WHAT YOU ARE ASKED TO DO
Quote every line below exactly and skip any picture.
+===+
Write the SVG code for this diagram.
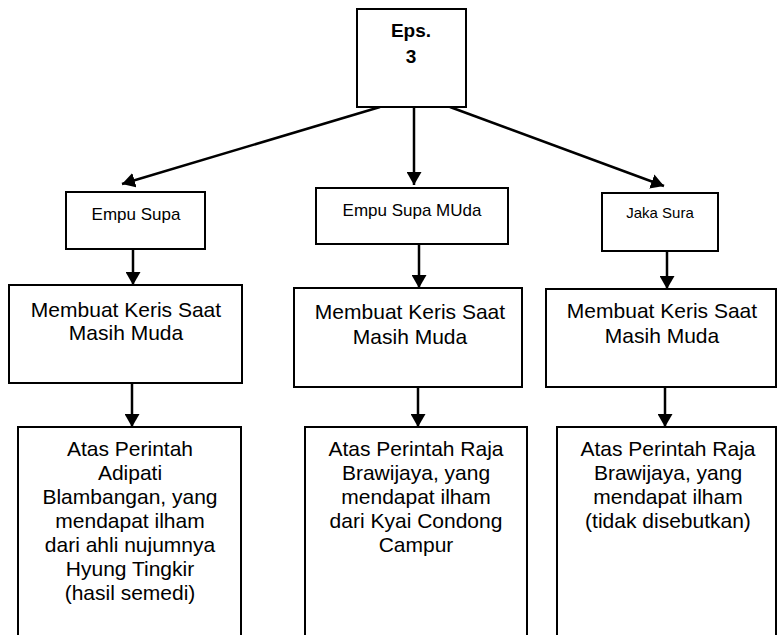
<svg xmlns="http://www.w3.org/2000/svg" width="778" height="635" viewBox="0 0 778 635">
  <style>
    .box { fill: #ffffff; stroke: #000000; stroke-width: 2; }
    .edge { fill: none; stroke: #000000; stroke-width: 2.5; marker-end: url(#arrow); }
    text { font-family: "Liberation Sans", Arial, sans-serif; fill: #000000; text-anchor: middle; }
    .big { font-size: 21px; }
    .mid { font-size: 17px; }
    .small { font-size: 15px; }
    .title { font-size: 19px; font-weight: bold; }
  </style>
  <defs>
    <marker id="arrow" markerUnits="userSpaceOnUse" markerWidth="14" markerHeight="15" refX="13" refY="7.5" orient="auto">
      <path d="M0,0 L13,7.5 L0,15 z" fill="#000000"/>
    </marker>
  </defs>
  <rect width="778" height="635" fill="#ffffff"/>

  <!-- connectors -->
  <g id="connectors">
    <line class="edge" x1="380" y1="107" x2="122" y2="184"/>
    <line class="edge" x1="414" y1="107" x2="414" y2="185"/>
    <line class="edge" x1="450" y1="107" x2="664" y2="186"/>
    <line class="edge" x1="133" y1="249" x2="133" y2="285"/>
    <line class="edge" x1="419" y1="244" x2="419" y2="288"/>
    <line class="edge" x1="667" y1="251" x2="667" y2="289"/>
    <line class="edge" x1="132" y1="383" x2="132" y2="427"/>
    <line class="edge" x1="418" y1="387" x2="418" y2="427"/>
    <line class="edge" x1="665" y1="387" x2="665" y2="427"/>
  </g>

  <!-- root -->
  <g id="eps3">
    <rect class="box" x="357" y="9" width="109" height="98"/>
    <text class="title" x="411" y="37">Eps.</text>
    <text class="title" x="411" y="63">3</text>
  </g>

  <!-- second level -->
  <g id="empu-supa">
    <rect class="box" x="66" y="192" width="139" height="57"/>
    <text class="mid" x="136" y="220">Empu Supa</text>
  </g>
  <g id="empu-supa-muda">
    <rect class="box" x="316" y="188" width="192" height="56"/>
    <text class="mid" x="412" y="216">Empu Supa MUda</text>
  </g>
  <g id="jaka-sura">
    <rect class="box" x="602" y="193" width="116" height="58"/>
    <text class="small" x="660" y="218">Jaka Sura</text>
  </g>

  <!-- third level -->
  <g id="keris-1">
    <rect class="box" x="9" y="285" width="233" height="98"/>
    <text class="big" x="126" y="317">Membuat Keris Saat</text>
    <text class="big" x="126" y="340">Masih Muda</text>
  </g>
  <g id="keris-2">
    <rect class="box" x="294" y="288" width="228" height="99"/>
    <text class="big" x="410" y="319">Membuat Keris Saat</text>
    <text class="big" x="410" y="344">Masih Muda</text>
  </g>
  <g id="keris-3">
    <rect class="box" x="546" y="289" width="230" height="98"/>
    <text class="big" x="662" y="318">Membuat Keris Saat</text>
    <text class="big" x="662" y="343">Masih Muda</text>
  </g>

  <!-- fourth level (boxes run past the lower edge) -->
  <g id="perintah-1">
    <rect class="box" x="18" y="427" width="223" height="220"/>
    <text class="big" x="130" y="456">Atas Perintah</text>
    <text class="big" x="130" y="480">Adipati</text>
    <text class="big" x="130" y="504">Blambangan, yang</text>
    <text class="big" x="130" y="528">mendapat ilham</text>
    <text class="big" x="130" y="552">dari ahli nujumnya</text>
    <text class="big" x="130" y="576">Hyung Tingkir</text>
    <text class="big" x="130" y="600">(hasil semedi)</text>
  </g>
  <g id="perintah-2">
    <rect class="box" x="305" y="427" width="222" height="220"/>
    <text class="big" x="416" y="456">Atas Perintah Raja</text>
    <text class="big" x="416" y="480">Brawijaya, yang</text>
    <text class="big" x="416" y="504">mendapat ilham</text>
    <text class="big" x="416" y="528">dari Kyai Condong</text>
    <text class="big" x="416" y="552">Campur</text>
  </g>
  <g id="perintah-3">
    <rect class="box" x="557" y="427" width="219" height="220"/>
    <text class="big" x="668" y="456">Atas Perintah Raja</text>
    <text class="big" x="668" y="480">Brawijaya, yang</text>
    <text class="big" x="668" y="504">mendapat ilham</text>
    <text class="big" x="668" y="528">(tidak disebutkan)</text>
  </g>
</svg>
+===+
SOLUTION FOR THIS PROBLEM
Write the SVG code for this diagram.
<svg xmlns="http://www.w3.org/2000/svg" width="778" height="635" viewBox="0 0 778 635">
  <style>
    .box { fill: #ffffff; stroke: #000000; stroke-width: 2; }
    .edge { fill: none; stroke: #000000; stroke-width: 2.5; marker-end: url(#arrow); }
    text { font-family: "Liberation Sans", Arial, sans-serif; fill: #000000; text-anchor: middle; }
    .big { font-size: 21px; }
    .mid { font-size: 17px; }
    .small { font-size: 15px; }
    .title { font-size: 19px; font-weight: bold; }
  </style>
  <defs>
    <marker id="arrow" markerUnits="userSpaceOnUse" markerWidth="14" markerHeight="15" refX="13" refY="7.5" orient="auto">
      <path d="M0,0 L13,7.5 L0,15 z" fill="#000000"/>
    </marker>
  </defs>
  <rect width="778" height="635" fill="#ffffff"/>

  <!-- connectors -->
  <g id="connectors">
    <line class="edge" x1="380" y1="107" x2="122" y2="184"/>
    <line class="edge" x1="414" y1="107" x2="414" y2="185"/>
    <line class="edge" x1="450" y1="107" x2="664" y2="186"/>
    <line class="edge" x1="133" y1="249" x2="133" y2="285"/>
    <line class="edge" x1="419" y1="244" x2="419" y2="288"/>
    <line class="edge" x1="667" y1="251" x2="667" y2="289"/>
    <line class="edge" x1="132" y1="383" x2="132" y2="427"/>
    <line class="edge" x1="418" y1="387" x2="418" y2="427"/>
    <line class="edge" x1="665" y1="387" x2="665" y2="427"/>
  </g>

  <!-- root -->
  <g id="eps3">
    <rect class="box" x="357" y="9" width="109" height="98"/>
    <text class="title" x="411" y="37">Eps.</text>
    <text class="title" x="411" y="63">3</text>
  </g>

  <!-- second level -->
  <g id="empu-supa">
    <rect class="box" x="66" y="192" width="139" height="57"/>
    <text class="mid" x="136" y="220">Empu Supa</text>
  </g>
  <g id="empu-supa-muda">
    <rect class="box" x="316" y="188" width="192" height="56"/>
    <text class="mid" x="412" y="216">Empu Supa MUda</text>
  </g>
  <g id="jaka-sura">
    <rect class="box" x="602" y="193" width="116" height="58"/>
    <text class="small" x="660" y="218">Jaka Sura</text>
  </g>

  <!-- third level -->
  <g id="keris-1">
    <rect class="box" x="9" y="285" width="233" height="98"/>
    <text class="big" x="126" y="317">Membuat Keris Saat</text>
    <text class="big" x="126" y="340">Masih Muda</text>
  </g>
  <g id="keris-2">
    <rect class="box" x="294" y="288" width="228" height="99"/>
    <text class="big" x="410" y="319">Membuat Keris Saat</text>
    <text class="big" x="410" y="344">Masih Muda</text>
  </g>
  <g id="keris-3">
    <rect class="box" x="546" y="289" width="230" height="98"/>
    <text class="big" x="662" y="318">Membuat Keris Saat</text>
    <text class="big" x="662" y="343">Masih Muda</text>
  </g>

  <!-- fourth level (boxes run past the lower edge) -->
  <g id="perintah-1">
    <rect class="box" x="18" y="427" width="223" height="220"/>
    <text class="big" x="130" y="456">Atas Perintah</text>
    <text class="big" x="130" y="480">Adipati</text>
    <text class="big" x="130" y="504">Blambangan, yang</text>
    <text class="big" x="130" y="528">mendapat ilham</text>
    <text class="big" x="130" y="552">dari ahli nujumnya</text>
    <text class="big" x="130" y="576">Hyung Tingkir</text>
    <text class="big" x="130" y="600">(hasil semedi)</text>
  </g>
  <g id="perintah-2">
    <rect class="box" x="305" y="427" width="222" height="220"/>
    <text class="big" x="416" y="456">Atas Perintah Raja</text>
    <text class="big" x="416" y="480">Brawijaya, yang</text>
    <text class="big" x="416" y="504">mendapat ilham</text>
    <text class="big" x="416" y="528">dari Kyai Condong</text>
    <text class="big" x="416" y="552">Campur</text>
  </g>
  <g id="perintah-3">
    <rect class="box" x="557" y="427" width="219" height="220"/>
    <text class="big" x="668" y="456">Atas Perintah Raja</text>
    <text class="big" x="668" y="480">Brawijaya, yang</text>
    <text class="big" x="668" y="504">mendapat ilham</text>
    <text class="big" x="668" y="528">(tidak disebutkan)</text>
  </g>
</svg>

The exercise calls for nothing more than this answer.